With state Senator Joseph Charles expected to trade his legislative role for judges' robes, Flood could lead an opposition ticket in the 31st District (including part of Jersey City and Bayonne). Former Freeholder Lou Manzo is expected to run in the primary for assemblyman along with one of the Bayonne councilpeople. While Assemblyman and Bayonne Mayor Joe Doria seems like a formidable foe, several political observers claim he's vulnerable, especially if Cunningham backs the opposition ticket and Flood runs.
Flood is a prominent figure in the black community, plugged into many of the churches. She is a powerful campaigner, winning a seat on the Jersey City council despite a losing ticket.
Flood has served in numerous key roles including chairman of the Hudson County Democratic Organization - after Janiszewski's resignation and as a member of the Jersey City Transition for the Board of Education. She has served on the Jersey City Board of Education as a teacher and assistant principal in the schools. She also has sat as a trustee on the Liberty Health Care System Board of Trustees. Last month, DeGise replaced her as the county consumer affairs director.

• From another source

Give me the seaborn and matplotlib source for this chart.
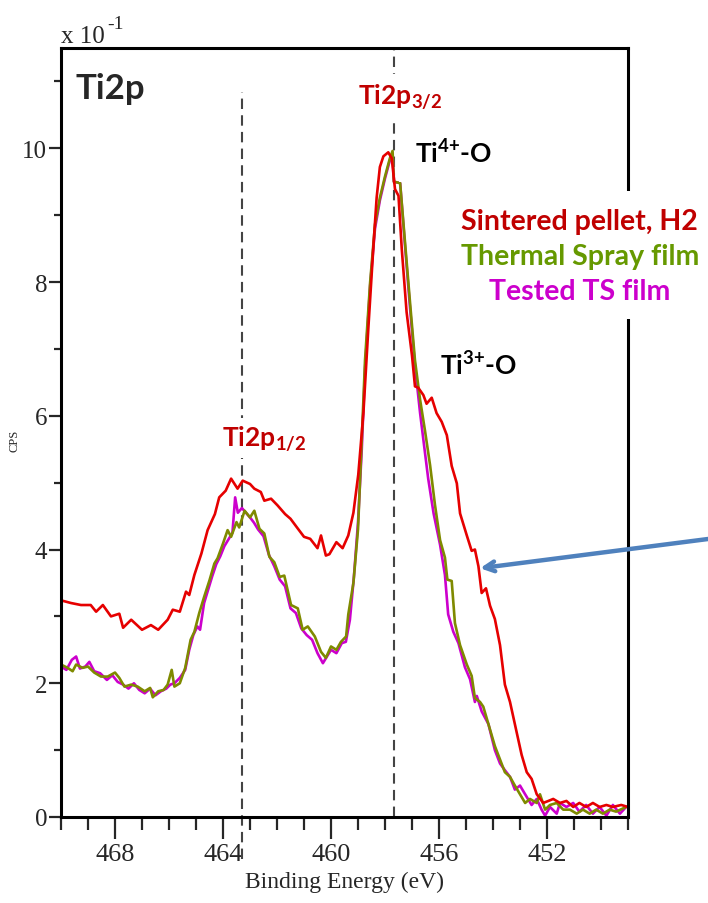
import numpy as np
import pandas as pd
import matplotlib
matplotlib.use("Agg")
import matplotlib.pyplot as plt
from matplotlib.patches import Rectangle
import seaborn as sns

# ---------------- data ----------------
energy_red = [470.0, 469.63, 469.26, 468.9, 468.7, 468.45, 468.15, 467.84, 467.7, 467.4,
              467.0, 466.67, 466.4, 466.05, 465.86, 465.6, 465.37, 465.25, 465.06, 464.8,
              464.57, 464.3, 464.14, 463.9, 463.7, 463.46, 463.27, 463.0, 462.84, 462.6,
              462.47, 462.22, 461.98, 461.7, 461.5, 461.26, 461.0, 460.77, 460.5, 460.37,
              460.19, 460.06, 459.8, 459.57, 459.36, 459.17, 458.99, 458.8, 458.62, 458.43,
              458.31, 458.19, 458.06, 457.88, 457.75, 457.63, 457.5, 457.38, 457.2, 457.0,
              456.89, 456.77, 456.58, 456.46, 456.27, 456.09, 455.9, 455.71, 455.53, 455.34,
              455.22, 454.97, 454.79, 454.67, 454.54, 454.42, 454.26, 454.11, 453.93, 453.74,
              453.56, 453.37, 453.12, 452.94, 452.75, 452.57, 452.38, 452.14, 451.95, 451.77,
              451.52, 451.28, 451.03, 450.8, 450.55, 450.3, 450.05, 449.8, 449.56, 449.25, 449.0]
cps_red = [3.24, 3.20, 3.17, 3.17, 3.07, 3.17, 3.00, 3.04, 2.83, 2.95,
           2.80, 2.87, 2.80, 2.95, 3.10, 3.07, 3.37, 3.32, 3.62, 3.94,
           4.29, 4.53, 4.78, 4.88, 5.06, 4.91, 5.03, 4.98, 4.91, 4.86,
           4.73, 4.76, 4.66, 4.53, 4.46, 4.33, 4.19, 4.16, 4.02, 4.21,
           3.91, 3.93, 4.11, 4.02, 4.21, 4.55, 5.12, 6.04, 7.29, 8.53,
           9.26, 9.72, 9.88, 9.94, 9.85, 9.39, 9.29, 8.50, 7.55, 6.90,
           6.44, 6.42, 6.31, 6.18, 6.27, 6.04, 5.91, 5.71, 5.25, 4.99,
           4.54, 4.21, 3.98, 4.00, 3.75, 3.35, 3.42, 3.16, 2.96, 2.57,
           1.98, 1.72, 1.26, 0.93, 0.67, 0.57, 0.34, 0.21, 0.24, 0.27,
           0.21, 0.24, 0.15, 0.21, 0.15, 0.21, 0.15, 0.18, 0.15, 0.18, 0.15]

energy_green = [470.0, 469.75, 469.57, 469.44, 469.2, 469.0, 468.77, 468.52, 468.27, 468.0,
                467.84, 467.65, 467.4, 467.16, 466.9, 466.7, 466.6, 466.4, 466.2, 466.05,
                465.9, 465.8, 465.6, 465.4, 465.2, 465.06, 464.88, 464.7, 464.5, 464.32,
                464.2, 464.0, 463.83, 463.7, 463.5, 463.4, 463.2, 463.0, 462.84, 462.65,
                462.47, 462.28, 462.1, 461.9, 461.73, 461.48, 461.23, 461.05, 460.86, 460.6,
                460.37, 460.19, 460.0, 459.8, 459.63, 459.44, 459.36, 459.17, 459.0, 458.86,
                458.74, 458.55, 458.37, 458.19, 458.0, 457.82, 457.72, 457.67, 457.44, 457.26,
                457.07, 456.89, 456.7, 456.52, 456.33, 456.15, 455.96, 455.78, 455.69, 455.53,
                455.41, 455.22, 454.97, 454.79, 454.67, 454.48, 454.36, 454.17, 453.93, 453.74,
                453.56, 453.37, 453.19, 453.0, 452.81, 452.63, 452.38, 452.26, 452.07, 451.89,
                451.64, 451.4, 451.15, 450.9, 450.67, 450.42, 450.18, 449.93, 449.68, 449.44, 449.07]
cps_green = [2.28, 2.23, 2.18, 2.28, 2.23, 2.25, 2.16, 2.10, 2.10, 2.16,
             2.08, 1.95, 1.98, 1.95, 1.88, 1.93, 1.79, 1.88, 1.90, 1.98,
             2.20, 1.95, 2.00, 2.23, 2.65, 2.77, 3.05, 3.29, 3.54, 3.79,
             3.87, 4.09, 4.29, 4.19, 4.41, 4.33, 4.58, 4.48, 4.58, 4.31,
             4.24, 3.89, 3.81, 3.59, 3.61, 3.17, 3.12, 2.80, 2.85, 2.70,
             2.47, 2.38, 2.55, 2.50, 2.62, 2.70, 3.03, 3.50, 4.30, 5.65,
             6.83, 8.00, 8.86, 9.26, 9.58, 9.85, 9.96, 9.50, 9.48, 8.60,
             7.68, 6.83, 6.24, 5.78, 5.26, 4.67, 4.14, 3.88, 3.55, 3.53,
             2.90, 2.57, 2.28, 2.11, 1.78, 1.72, 1.65, 1.39, 1.06, 0.86,
             0.67, 0.60, 0.47, 0.34, 0.21, 0.27, 0.21, 0.34, 0.11, 0.18,
             0.21, 0.11, 0.11, 0.05, 0.11, 0.05, 0.11, 0.05, 0.11, 0.08, 0.15]

energy_magenta = [470.0, 469.8, 469.6, 469.44, 469.3, 469.1, 468.95, 468.77, 468.55, 468.3,
                  468.1, 467.9, 467.7, 467.5, 467.3, 467.1, 466.9, 466.7, 466.5, 466.3,
                  466.1, 465.95, 465.8, 465.6, 465.4, 465.25, 465.1, 464.95, 464.85, 464.7,
                  464.55, 464.4, 464.25, 464.1, 463.95, 463.8, 463.65, 463.55, 463.45, 463.3,
                  463.15, 463.0, 462.85, 462.7, 462.5, 462.3, 462.1, 461.9, 461.7, 461.5,
                  461.3, 461.1, 460.9, 460.7, 460.5, 460.3, 460.15, 460.0, 459.8, 459.6,
                  459.45, 459.3, 459.15, 459.0, 458.86, 458.74, 458.55, 458.37, 458.19, 458.0,
                  457.82, 457.72, 457.67, 457.44, 457.26, 457.07, 456.89, 456.7, 456.52, 456.4,
                  456.2, 455.96, 455.78, 455.66, 455.47, 455.28, 455.04, 454.85, 454.67, 454.6,
                  454.42, 454.17, 453.93, 453.74, 453.56, 453.37, 453.19, 453.0, 452.81, 452.57,
                  452.38, 452.2, 452.07, 451.89, 451.64, 451.52, 451.28, 451.03, 450.8, 450.55,
                  450.3, 450.05, 449.8, 449.56, 449.3, 449.07]
cps_magenta = [2.25, 2.20, 2.35, 2.40, 2.22, 2.25, 2.32, 2.18, 2.15, 2.05,
               2.12, 2.02, 1.98, 1.92, 2.00, 1.90, 1.85, 1.92, 1.82, 1.88,
               1.92, 1.98, 2.00, 2.08, 2.20, 2.50, 2.72, 2.85, 2.80, 3.20,
               3.40, 3.60, 3.78, 3.90, 4.05, 4.15, 4.25, 4.78, 4.55, 4.62,
               4.55, 4.48, 4.40, 4.30, 4.20, 3.92, 3.75, 3.55, 3.45, 3.12,
               3.05, 2.82, 2.72, 2.65, 2.45, 2.30, 2.40, 2.50, 2.45, 2.60,
               2.62, 2.95, 3.60, 4.40, 5.50, 6.70, 7.95, 8.80, 9.22, 9.55,
               9.82, 9.92, 9.50, 9.48, 8.55, 7.60, 6.75, 6.04, 5.45, 5.06,
               4.54, 4.07, 3.62, 3.03, 2.77, 2.60, 2.24, 2.06, 1.72, 1.81,
               1.58, 1.39, 1.00, 0.80, 0.70, 0.60, 0.41, 0.47, 0.34, 0.18,
               0.27, 0.11, 0.02, 0.15, 0.05, 0.21, 0.15, 0.21, 0.08, 0.18,
               0.05, 0.15, 0.02, 0.18, 0.05, 0.15]

series_names = ["Tested TS film", "Thermal Spray film", "Sintered pellet, H2"]
line_colors = ["#cc00cc", "#7f8a00", "#e60000"]
text_colors = ["#cc00cc", "#669900", "#c00000"]
peak_positions = [463.3, 457.67]
x_ticks = [468, 464, 460, 456, 452]
y_ticks = [0, 2, 4, 6, 8, 10]

# ---------------- figure ----------------
sns.set_style("white")
plt.rcParams["mathtext.fontset"] = "custom"
plt.rcParams["mathtext.rm"] = "Lato"
plt.rcParams["mathtext.bf"] = "Lato:bold"
plt.rcParams["mathtext.it"] = "Lato:italic"

df = pd.concat([
    pd.DataFrame({"E": energy_magenta, "cps": cps_magenta, "series": series_names[0]}),
    pd.DataFrame({"E": energy_green, "cps": cps_green, "series": series_names[1]}),
    pd.DataFrame({"E": energy_red, "cps": cps_red, "series": series_names[2]}),
], ignore_index=True)

fig = plt.figure(figsize=(7.08, 9.04), dpi=100)
ax = fig.add_axes([61 / 708, 86 / 904, 567 / 708, 769 / 904])

sns.lineplot(data=df, x="E", y="cps", hue="series", hue_order=series_names,
             palette=line_colors, estimator=None, linewidth=1.9, legend=False, ax=ax)

ax.set_xlim(470, 449)
ax.set_ylim(0, 11.5)

# dashed peak markers
ax.axvline(peak_positions[0], ymin=-0.055, ymax=0.943, color="#444444", lw=1.5,
           ls=(0, (5, 3)), clip_on=False, zorder=1)
ax.axvline(peak_positions[1], ymin=0, ymax=1, color="#444444", lw=1.5,
           ls=(0, (5, 3)), zorder=1)

# axes styling
for s in ax.spines.values():
    s.set_visible(True)
    s.set_linewidth(2.2)
    s.set_color("black")

ax.set_xticks(x_ticks)
ax.set_xticks(np.arange(449, 471, 1), minor=True)
ax.set_yticks(y_ticks)
ax.set_yticks(np.arange(1, 12, 2), minor=True)
ax.tick_params(axis="x", which="major", direction="out", length=16, width=1.6,
               bottom=True, top=False, pad=3, labelsize=19)
ax.tick_params(axis="x", which="minor", direction="out", length=9, width=1.6,
               bottom=True, top=False)
ax.tick_params(axis="y", which="major", direction="out", length=9, width=1.6,
               left=True, right=False, pad=1, labelsize=18)
ax.tick_params(axis="y", which="minor", direction="out", length=5, width=1.6,
               left=True, right=False)
for lab in ax.get_xticklabels() + ax.get_yticklabels():
    lab.set_fontfamily("Liberation Serif")

ax.set_xlabel("Binding Energy (eV)", fontfamily="Liberation Serif", fontsize=17, labelpad=4)
ax.set_ylabel("CPS", fontfamily="Liberation Serif", fontsize=9)
ax.yaxis.set_label_coords(-0.072, 0.49)

# multiplier text
ax.text(0.0, 1.008, "x 10", transform=ax.transAxes, fontfamily="Liberation Serif",
        fontsize=18, ha="left", va="baseline")
ax.text(0.081, 1.026, "-1", transform=ax.transAxes, fontfamily="Liberation Serif",
        fontsize=14, ha="left", va="baseline")

# labels
ax.text(0.025, 0.935, "Ti2p", transform=ax.transAxes, fontfamily="Lato",
        fontweight="bold", fontsize=25, ha="left", va="baseline")
ax.text(0.524, 0.927, r"$\mathbf{Ti2p_{3/2}}$", transform=ax.transAxes, color="#c00000",
        fontsize=19, ha="left", va="baseline", zorder=5,
        bbox=dict(boxstyle="square,pad=0.3", fc="white", ec="none"))
ax.text(0.284, 0.483, r"$\mathbf{Ti2p_{1/2}}$", transform=ax.transAxes, color="#c00000",
        fontsize=19, ha="left", va="baseline", zorder=5,
        bbox=dict(boxstyle="square,pad=0.2", fc="white", ec="none"))
ax.text(0.624, 0.852, r"$\mathbf{Ti^{4{+}}}$-O", transform=ax.transAxes, color="black",
        fontfamily="Lato", fontweight="bold", fontsize=19, ha="left", va="baseline",
        zorder=5, bbox=dict(boxstyle="square,pad=0.6", fc="white", ec="none"))
ax.text(0.668, 0.576, r"$\mathbf{Ti^{3{+}}}$-O", transform=ax.transAxes, color="black",
        fontfamily="Lato", fontweight="bold", fontsize=19, ha="left", va="baseline",
        zorder=5)

# legend-like block (white box hides the right spine behind it)
ax.add_patch(Rectangle((450 / 708, (904 - 320) / 904), 258 / 708, 128 / 904,
                       transform=fig.transFigure, fc="white", ec="none",
                       clip_on=False, zorder=2.7))
legend_y = [0.765, 0.719, 0.674]
for name, col, yy in zip(series_names[::-1], text_colors[::-1], legend_y):
    ax.text(0.915, yy, name, transform=ax.transAxes, color=col, fontfamily="Lato",
            fontweight="bold", fontsize=20.5, ha="center", va="baseline",
            clip_on=False, zorder=6)

# arrow pointing at the Ti3+ shoulder
ax.annotate("", xy=(454.48, 3.72), xycoords="data",
            xytext=(1.0, (904 - 540) / 904), textcoords="figure fraction",
            arrowprops=dict(arrowstyle="->,head_length=0.7,head_width=0.35",
                            color="#4f81bd", lw=3.2, shrinkA=0, shrinkB=0),
            annotation_clip=False, zorder=6)

fig.savefig("out.png", dpi=100)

Flood, however can be sharp-tongued and a loose cannon; and has been described by one knowledgeable source as "a renegade."

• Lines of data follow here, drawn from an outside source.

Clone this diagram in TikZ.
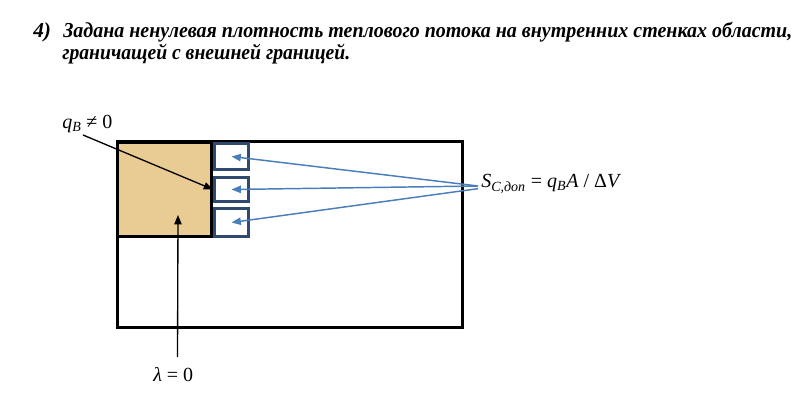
\documentclass[tikz,border=0pt]{standalone}
\usepackage{fontspec}
\setmainfont{Liberation Serif}
\usepackage{graphicx}
\usetikzlibrary{arrows.meta,fit}
\definecolor{tan}{RGB}{233,204,148}
\definecolor{boxblue}{RGB}{47,74,110}
\definecolor{arrblue}{RGB}{74,126,187}
\tikzset{
  thickframe/.style={draw=black, line width=2.3pt},
  tanbox/.style={thickframe, fill=tan, inner sep=0pt},
  smallbox/.style={draw=boxblue, line width=2.2pt, inner sep=0pt, fill=white},
  bluearrow/.style={draw=arrblue, line width=1.1pt, -{Triangle[length=7pt,width=5.5pt]}},
  blackarrow/.style={draw=black, line width=1pt, -{Triangle[length=7pt,width=5.5pt]}},
  lbl/.style={inner sep=0pt, font=\fontsize{15pt}{17pt}\selectfont},
  ttl/.style={inner sep=0pt, anchor=base west, font=\fontsize{16pt}{18pt}\selectfont\bfseries\itshape},
}
\begin{document}
\begin{tikzpicture}[x=0.75pt, y=-0.75pt]
\useasboundingbox (0,0) rectangle (805,409);
% title
\node[ttl] (num) at (33,38) {4)};
\node[ttl] (t1) at (63,38) {\resizebox{546.75pt}{\height}{Задана ненулевая плотность теплового потока на внутренних стенках области,}};
\node[ttl] (t2) at (62,60) {\resizebox{216pt}{\height}{граничащей с внешней границей.}};
% outer region
\node[thickframe, inner sep=0pt, fit={(117.5,141.5) (462.5,327.5)}] (outer) {};
\node[tanbox, fit={(117.5,142.5) (211.5,236.5)}] (sq) {};
% control volumes
\node[smallbox, fit={(214.5,143.5) (248.5,169.5)}] (b1) {};
\node[smallbox, fit={(214.5,177.5) (248.5,201.5)}] (b2) {};
\node[smallbox, fit={(214.5,208.5) (248.5,236.5)}] (b3) {};
% labels
\node[lbl, anchor=base west] (S) at (481,188) {\textit{S}\textsubscript{\textit{C,доп}} = \textit{q}\textsubscript{\textit{B}}\textit{A} / Δ\textit{V}};
\node[lbl, anchor=base west] (q) at (62,129) {\textit{q}\textsubscript{\textit{B}} ≠ 0};
\node[lbl, anchor=base west] (lam) at (153,381) {\textit{λ} = 0};
\coordinate (src) at (478,186);
\coordinate (qs) at (83,135);
\coordinate (ls) at (177.5,357);
\coordinate (lt) at (178,215);
% connectors
\draw[bluearrow] (src) -- (b1.center);
\draw[bluearrow] (src) -- (b2.center);
\draw[bluearrow] ([yshift=-2pt]src) -- (b3.center);
\draw[blackarrow] (qs) -- (b2.west);
\draw[blackarrow] (ls) -- (lt);
\end{tikzpicture}
\end{document}
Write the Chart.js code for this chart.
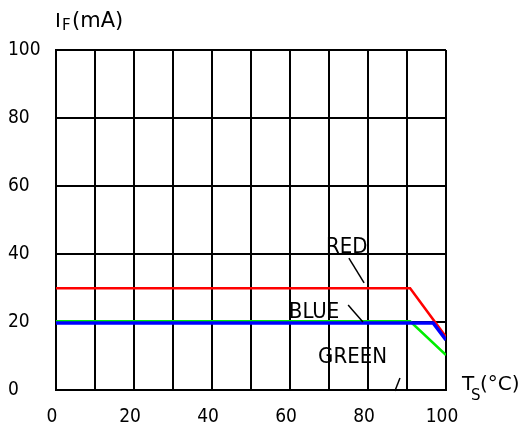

"She once called [President] Bill Clinton to complain about Janiszewski," this source said.
At the same time, most people close to her say she is "sweet-tempered, giving and honest" and particularly loved her position as director of consumer affairs.
Letting the sunshine in?
Former Jersey City Councilman Jamie Vazquez said he intends to file a complaint with the Jersey City Ethics Board over a lunch meeting between Rep. Bob Menendez and eight city council members.
"You can't have five councilpeople sitting at lunch together," Vazquez said. "There are exceptions such as conventions and parties, but if a majority of the council gathers to discuss city business, that's against the law."
A representative from Menendez's office said the meeting did take place, but that the congressman only had a holiday lunch with the councilpeople.
"There was some discussion of politics, but no city issues were discussed and no decisions made," the spokesperson said.
Vazquez, who declared earlier this month that he would run in next June's Democratic primary against DeGise, said the move to keep the councilpeople loyal to DeGise and opposed to Mayor Cunningham's policies interfered with the function of municipal government in Jersey City and constituted a violation of the state's open public meetings act - commonly known as the Sunshine Laws.
"Opposing the mayor is bound to have a strong impact," Vazquez said. "I strongly resent a congressman from Union City dictating the politics of Jersey City. As long as the mayor and council are divided, the people of Jersey City suffer."
As the turnstile spins
Ester Suarez is leaving as Corporation Counsel in Hoboken. Rumors suggest that Suarez will give up the seat to another member of Donald Scarinci's firm, Joe Sherman - who served as county counsel and Menendez watchdog over former County Executive Bernard Hartnett.
Jonathan Metsch lasted about a week as a member of the newly created Hudson County Board of Ethics. He told the freeholders that his job as president and chief executive officer of Liberty HealthCare System kept him too busy.